- Task brief: Reproduce the material that follows, please, but only from its first line to the line containing "time = [0, 45, 90, 180, 270]", inclusive.

- Data provided:
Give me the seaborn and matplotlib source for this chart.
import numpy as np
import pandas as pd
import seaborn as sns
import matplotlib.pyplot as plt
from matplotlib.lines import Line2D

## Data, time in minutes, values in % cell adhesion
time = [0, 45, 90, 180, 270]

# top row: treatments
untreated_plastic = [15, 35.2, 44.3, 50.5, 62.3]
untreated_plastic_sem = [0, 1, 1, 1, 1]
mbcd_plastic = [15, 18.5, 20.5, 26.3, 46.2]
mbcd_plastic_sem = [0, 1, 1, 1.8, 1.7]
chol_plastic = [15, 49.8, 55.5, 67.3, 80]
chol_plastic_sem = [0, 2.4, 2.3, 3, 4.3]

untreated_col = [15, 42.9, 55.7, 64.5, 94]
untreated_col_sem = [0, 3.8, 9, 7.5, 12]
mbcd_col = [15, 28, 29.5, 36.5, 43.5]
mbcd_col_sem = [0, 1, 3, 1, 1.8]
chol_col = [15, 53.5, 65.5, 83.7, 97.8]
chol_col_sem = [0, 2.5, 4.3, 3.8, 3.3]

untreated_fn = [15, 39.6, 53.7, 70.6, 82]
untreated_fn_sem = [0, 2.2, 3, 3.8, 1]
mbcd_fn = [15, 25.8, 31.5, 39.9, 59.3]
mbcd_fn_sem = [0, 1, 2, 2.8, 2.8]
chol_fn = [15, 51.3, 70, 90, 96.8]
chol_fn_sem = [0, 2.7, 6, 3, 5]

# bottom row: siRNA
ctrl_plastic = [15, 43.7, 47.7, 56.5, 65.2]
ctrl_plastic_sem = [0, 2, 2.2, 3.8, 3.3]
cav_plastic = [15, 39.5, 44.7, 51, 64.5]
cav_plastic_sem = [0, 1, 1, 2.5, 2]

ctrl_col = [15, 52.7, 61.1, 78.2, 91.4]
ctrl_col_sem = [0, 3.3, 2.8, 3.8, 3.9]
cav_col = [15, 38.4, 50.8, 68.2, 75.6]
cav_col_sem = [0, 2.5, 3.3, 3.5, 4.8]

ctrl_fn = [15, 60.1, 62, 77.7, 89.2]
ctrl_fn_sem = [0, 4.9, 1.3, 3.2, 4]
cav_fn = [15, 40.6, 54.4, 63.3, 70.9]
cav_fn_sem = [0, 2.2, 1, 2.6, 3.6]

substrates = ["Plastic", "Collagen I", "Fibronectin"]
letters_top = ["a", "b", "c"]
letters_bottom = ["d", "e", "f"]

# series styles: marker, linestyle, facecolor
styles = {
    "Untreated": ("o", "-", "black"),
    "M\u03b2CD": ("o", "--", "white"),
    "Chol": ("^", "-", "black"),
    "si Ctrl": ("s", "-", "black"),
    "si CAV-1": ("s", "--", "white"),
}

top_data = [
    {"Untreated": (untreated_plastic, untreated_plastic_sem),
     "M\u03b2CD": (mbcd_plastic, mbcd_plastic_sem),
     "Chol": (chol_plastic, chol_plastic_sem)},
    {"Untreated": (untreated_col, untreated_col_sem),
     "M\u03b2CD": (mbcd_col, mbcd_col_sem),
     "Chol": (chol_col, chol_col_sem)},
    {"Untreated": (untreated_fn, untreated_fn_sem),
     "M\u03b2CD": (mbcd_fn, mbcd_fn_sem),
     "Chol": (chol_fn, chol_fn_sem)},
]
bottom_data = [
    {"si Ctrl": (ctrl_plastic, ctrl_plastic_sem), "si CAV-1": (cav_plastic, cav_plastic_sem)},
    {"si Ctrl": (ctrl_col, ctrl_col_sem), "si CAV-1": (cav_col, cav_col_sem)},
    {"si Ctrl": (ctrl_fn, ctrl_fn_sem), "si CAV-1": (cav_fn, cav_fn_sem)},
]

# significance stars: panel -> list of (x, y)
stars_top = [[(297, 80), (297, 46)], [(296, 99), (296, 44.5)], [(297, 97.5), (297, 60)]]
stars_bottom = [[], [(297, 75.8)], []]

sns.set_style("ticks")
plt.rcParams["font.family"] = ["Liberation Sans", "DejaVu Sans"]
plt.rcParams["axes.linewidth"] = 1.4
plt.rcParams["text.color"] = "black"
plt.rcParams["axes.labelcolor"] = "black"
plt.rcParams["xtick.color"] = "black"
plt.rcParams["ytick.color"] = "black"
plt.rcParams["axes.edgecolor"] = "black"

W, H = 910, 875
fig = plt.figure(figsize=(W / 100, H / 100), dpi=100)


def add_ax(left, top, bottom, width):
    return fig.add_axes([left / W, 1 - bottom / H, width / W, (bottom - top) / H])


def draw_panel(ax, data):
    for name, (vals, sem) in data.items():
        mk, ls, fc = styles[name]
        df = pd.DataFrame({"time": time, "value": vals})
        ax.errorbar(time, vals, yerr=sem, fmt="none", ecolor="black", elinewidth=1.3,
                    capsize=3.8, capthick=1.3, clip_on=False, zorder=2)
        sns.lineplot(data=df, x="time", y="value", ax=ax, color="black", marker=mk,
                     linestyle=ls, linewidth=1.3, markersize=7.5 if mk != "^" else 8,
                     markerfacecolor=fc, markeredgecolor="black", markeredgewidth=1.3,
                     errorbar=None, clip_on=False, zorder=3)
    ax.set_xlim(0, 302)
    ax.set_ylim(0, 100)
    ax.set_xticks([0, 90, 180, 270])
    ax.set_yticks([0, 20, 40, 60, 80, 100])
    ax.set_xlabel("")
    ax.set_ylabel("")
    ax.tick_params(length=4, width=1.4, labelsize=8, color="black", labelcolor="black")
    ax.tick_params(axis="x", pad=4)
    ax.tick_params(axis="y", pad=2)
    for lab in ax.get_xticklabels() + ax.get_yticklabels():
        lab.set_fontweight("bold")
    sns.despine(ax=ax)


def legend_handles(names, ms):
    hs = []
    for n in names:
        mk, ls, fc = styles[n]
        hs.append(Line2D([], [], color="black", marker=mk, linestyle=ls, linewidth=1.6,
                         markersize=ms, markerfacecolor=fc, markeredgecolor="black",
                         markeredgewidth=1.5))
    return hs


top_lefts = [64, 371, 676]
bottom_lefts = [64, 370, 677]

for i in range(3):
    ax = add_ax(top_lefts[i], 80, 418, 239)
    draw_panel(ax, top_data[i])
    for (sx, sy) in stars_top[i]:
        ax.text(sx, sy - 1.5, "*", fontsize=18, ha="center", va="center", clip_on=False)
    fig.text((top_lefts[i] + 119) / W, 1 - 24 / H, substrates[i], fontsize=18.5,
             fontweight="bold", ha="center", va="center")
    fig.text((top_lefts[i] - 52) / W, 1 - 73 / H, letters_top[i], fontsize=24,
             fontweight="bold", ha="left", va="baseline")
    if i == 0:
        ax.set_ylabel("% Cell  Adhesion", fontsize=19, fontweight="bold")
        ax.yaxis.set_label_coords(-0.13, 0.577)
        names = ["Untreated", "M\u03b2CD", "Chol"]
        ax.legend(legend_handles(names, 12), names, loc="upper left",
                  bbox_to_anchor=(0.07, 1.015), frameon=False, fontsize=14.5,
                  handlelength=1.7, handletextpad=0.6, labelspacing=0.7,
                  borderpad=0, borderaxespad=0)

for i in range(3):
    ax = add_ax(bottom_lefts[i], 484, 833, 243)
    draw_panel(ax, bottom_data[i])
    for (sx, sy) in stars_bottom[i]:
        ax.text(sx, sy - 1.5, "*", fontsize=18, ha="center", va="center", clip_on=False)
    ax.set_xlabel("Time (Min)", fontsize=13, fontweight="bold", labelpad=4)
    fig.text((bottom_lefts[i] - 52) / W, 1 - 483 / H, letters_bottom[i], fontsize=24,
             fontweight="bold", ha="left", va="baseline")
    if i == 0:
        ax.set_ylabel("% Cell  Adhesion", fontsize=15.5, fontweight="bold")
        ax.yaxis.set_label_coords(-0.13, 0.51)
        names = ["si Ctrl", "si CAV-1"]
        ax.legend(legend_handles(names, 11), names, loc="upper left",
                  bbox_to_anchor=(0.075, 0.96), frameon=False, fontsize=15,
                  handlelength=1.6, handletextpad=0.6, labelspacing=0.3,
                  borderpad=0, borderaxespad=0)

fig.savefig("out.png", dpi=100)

- The completed task:
Give me the seaborn and matplotlib source for this chart.
import numpy as np
import pandas as pd
import seaborn as sns
import matplotlib.pyplot as plt
from matplotlib.lines import Line2D

## Data, time in minutes, values in % cell adhesion
time = [0, 45, 90, 180, 270]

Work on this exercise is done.